I’m a big fan of telecommuting – and no wonder. In a recent survey by Staples, 71 percent of telecommuters say the ability to telecommute is a big factor in their decision to accept a job, and and 67 percent say they’d give up other perks in order to telecommute.
Source: Help Employees Handle Telecommuting Technology Wisely
I’m a big fan of telecommuting – and no wonder. In a recent survey by Staples, 71 percent of telecommuters say the ability to telecommute is a big factor in their decision to accept a job, and 67 percent say they’d give up other perks in order to telecommute.
There’s a lot written about the productivity and retention benefits of telecommuting, but what about the technical side?
Staples discovered that technology is one area where employers who allow telecommuting often fall short. In fact, technical difficulties are the biggest complaint respondents have about working from home.
Below are 10 tips for making sure your telecommuting technology tools are on track.
Make Sure They Have the Right Equipment
You can let employees “BYOD” (bring your own device) or provide devices for them to use.
The most valuable telecommuting tool for Millennials is a smartphone according to the survey, while Generation X and Boomers say their laptops are most useful.
Don’t Forget Furnishings
Repetitive stress injuries such as back pain or carpal tunnel syndrome are often more likely to occur at home or out of the office, since employees may be sitting at tables in coffeehouses, using laptops on their couches and not sitting in a the most ergonomic position for computer use.
You don’t need to provide employees with desks and chairs. But you should educate them about the importance of creating an ergonomic workstation in their homes, taking regular breaks to stretch and rest their eyes and taking steps to prevent injury.
Stress the Importance of Data Backup
Whether employees use their own devices and/or computers or company-provided ones, it’s important to make sure they understand the importance of protecting company networks and data.
The Staples study reports companies aren’t doing a very good job of this. Just one-fourth of telecommuting employees in the survey say they have been trained on data backup/security best practices.
Provide a Virtual Private Network (VPN)
When employees work in public places like the local Starbucks or the airport, security can be a challenge. Using public WiFi networks puts your data at risk.
Consider providing a Virtual Private Network (VPN) instead. This encrypts files on the computer and data sent online so only those with authorization can access them.

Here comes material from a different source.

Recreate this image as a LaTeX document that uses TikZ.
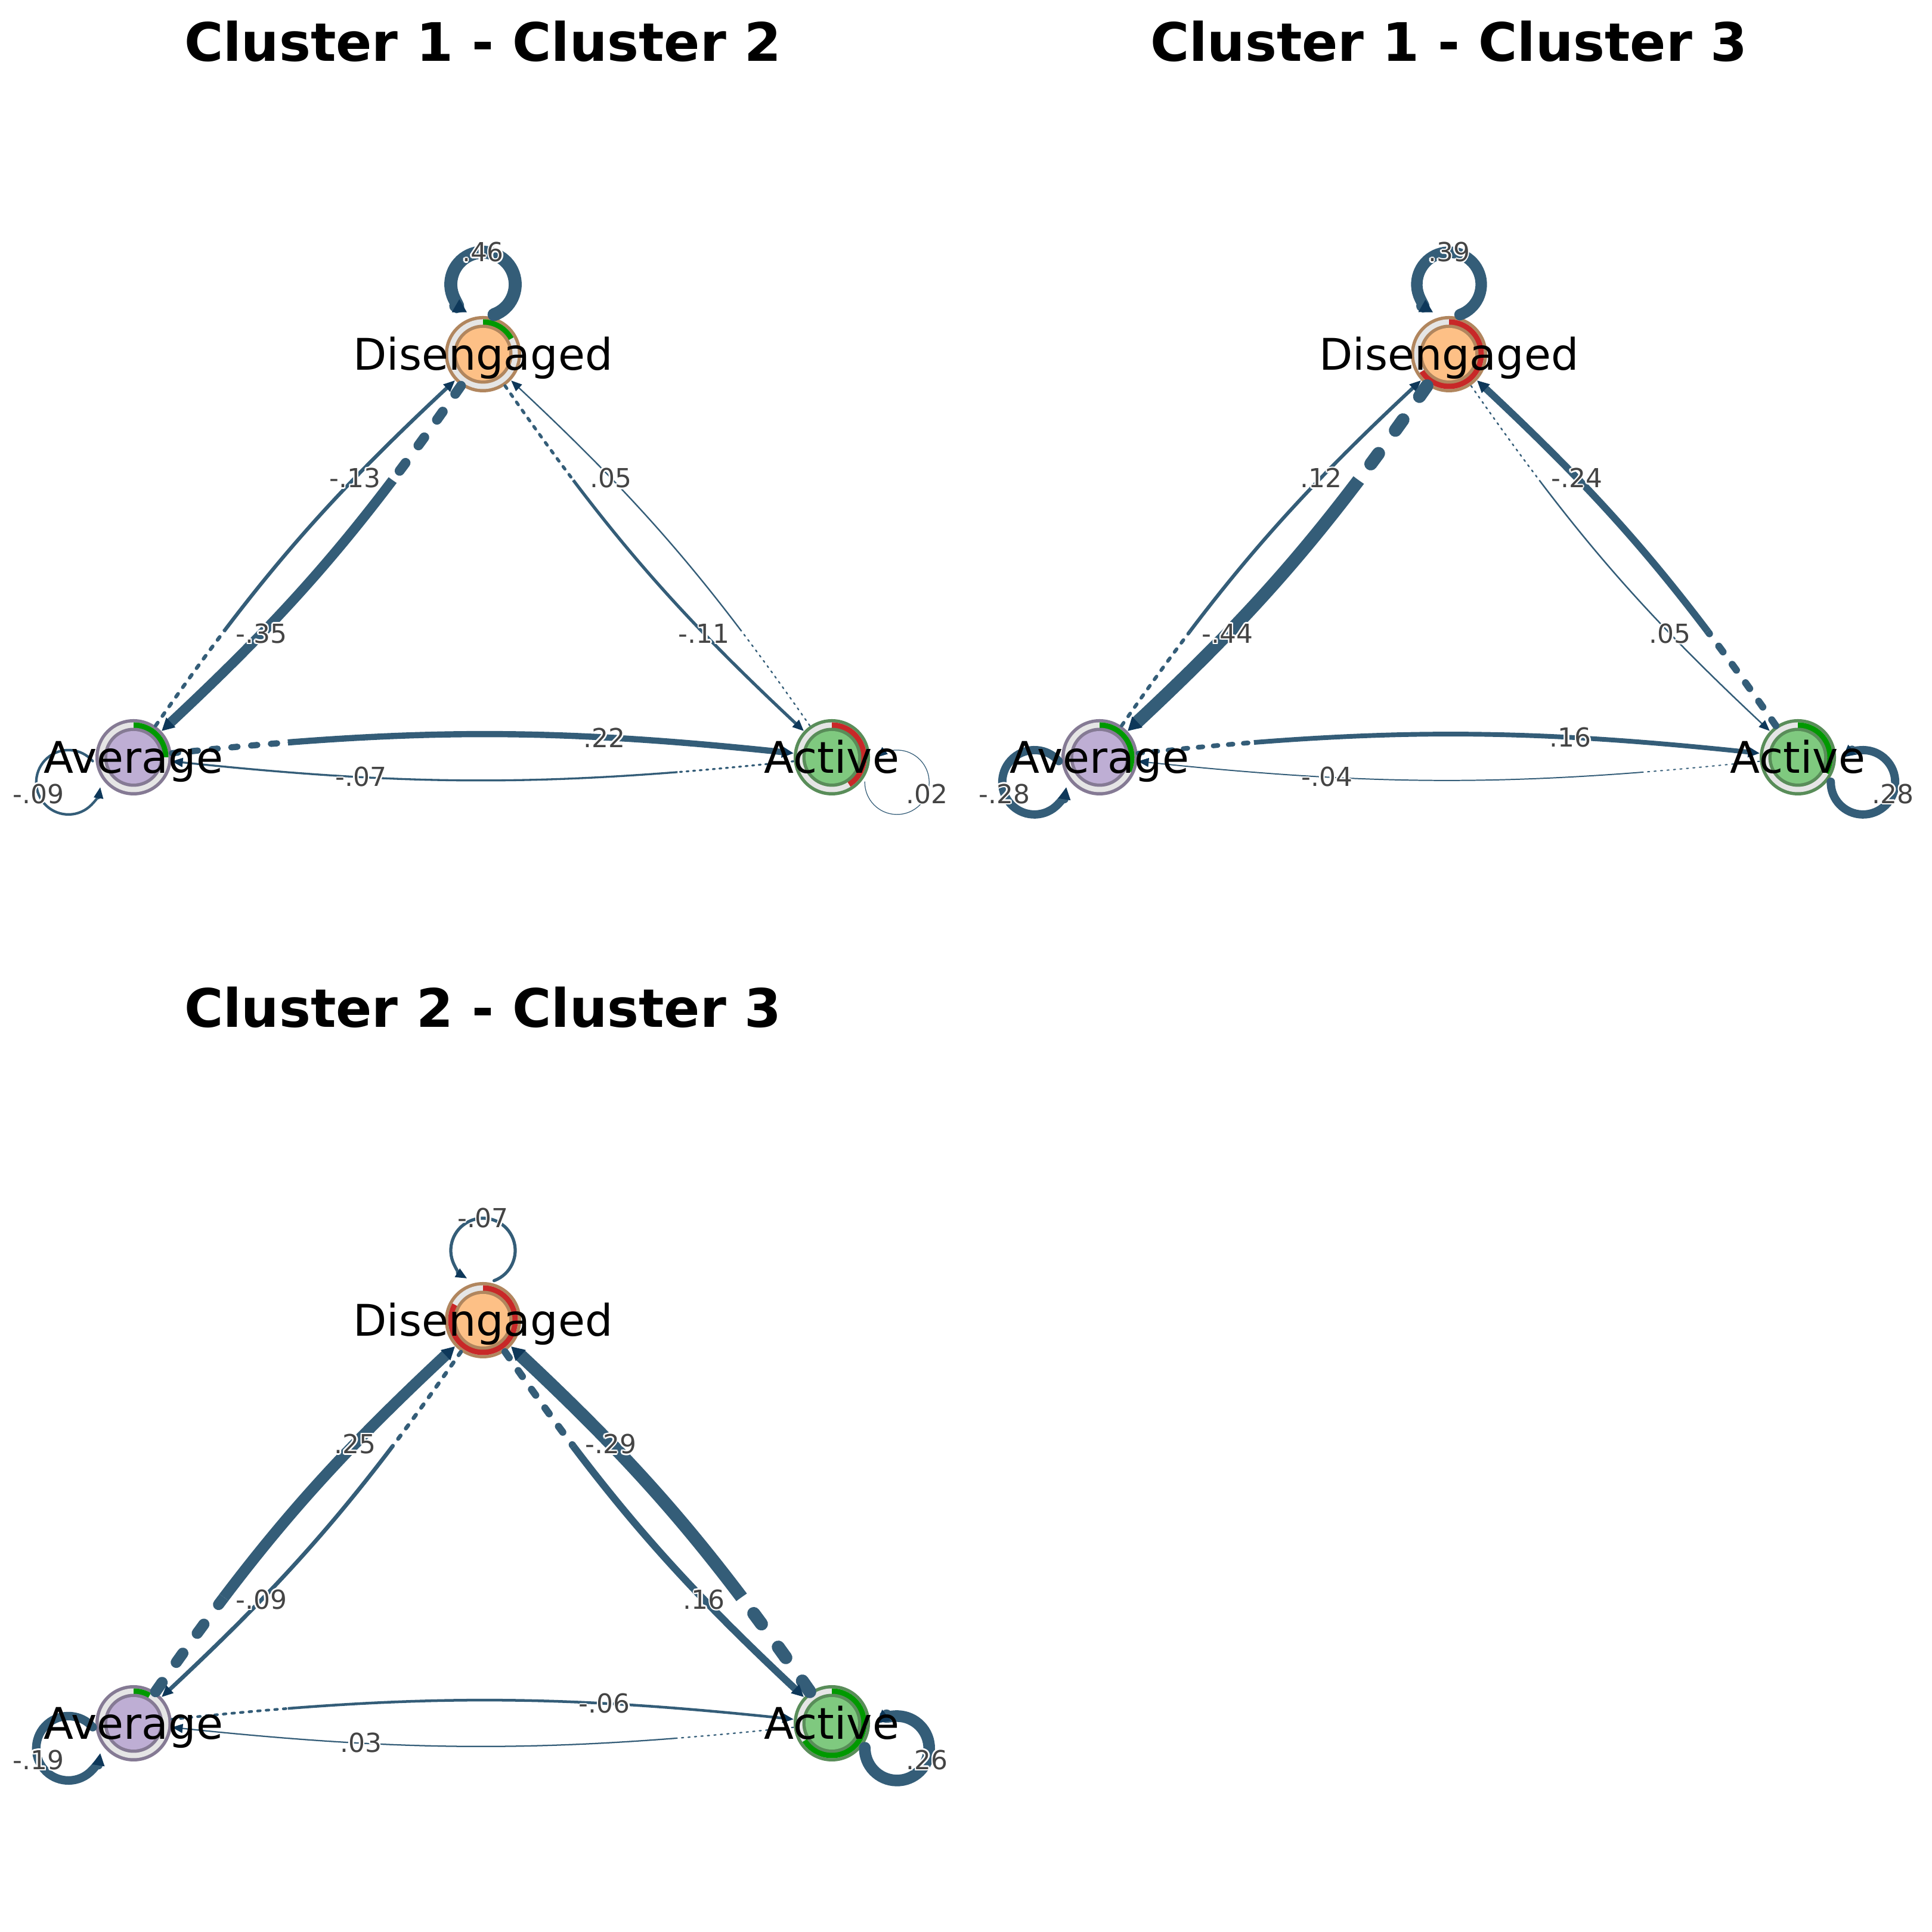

Consider Providing the Tech
If your employees deal with a lot of sensitive data, such as customers’ financial information or medical records, it may be worth providing laptops and smartphones.
When tech tools are company-provided, you can control what software is installed on the devices, regularly update the software and install patches. You have less control when employees use their own computers and devices, which may be shared with family members and riddled with viruses.
Investigate Cloud Storage Thoroughly
If you use cloud storage to provide telecommuting employees with access to data, make sure you know what level of security the cloud storage provider offers. Also make sure you know what responsibility they take if your data is breached.
Generate Passwords for Them
Creating strong passwords and changing them regularly can help protect the data employees access online.
Use password generators like Norton Identity Safe or SecureSafe Pro to create and remember complex passwords and educate employees on the worst passwords to use.
Provide Collaboration Tech
Provide telecommuters with software to handle instant messaging, teleconferencing, video conferencing, VoIP services and anything else they need to communicate with the team back at the office.
Provide Tools for Prying Eyes
Often, the simplest measures are the most effective. Data can be stolen not by hackers, but by someone looking over your employee’s shoulder on a plane trip or in a coffee shop.
Use tools such as screen filters and lock screens with passwords to protect data from prying eyes or to shut down devices when not in use.
Educate About Physical Device Protection
Remind employees about the importance of physically protecting their computers and devices, especially when they’re out and about.
Some of the biggest corporate security breaches have occurred when employees left a laptop in plain sight in a car that was broken into. Supply employees who work outside the office frequently with laptop locks.
When it comes to technology, educating your team is the most important step you can take to make telecommuting not only productive – but also safe for your business.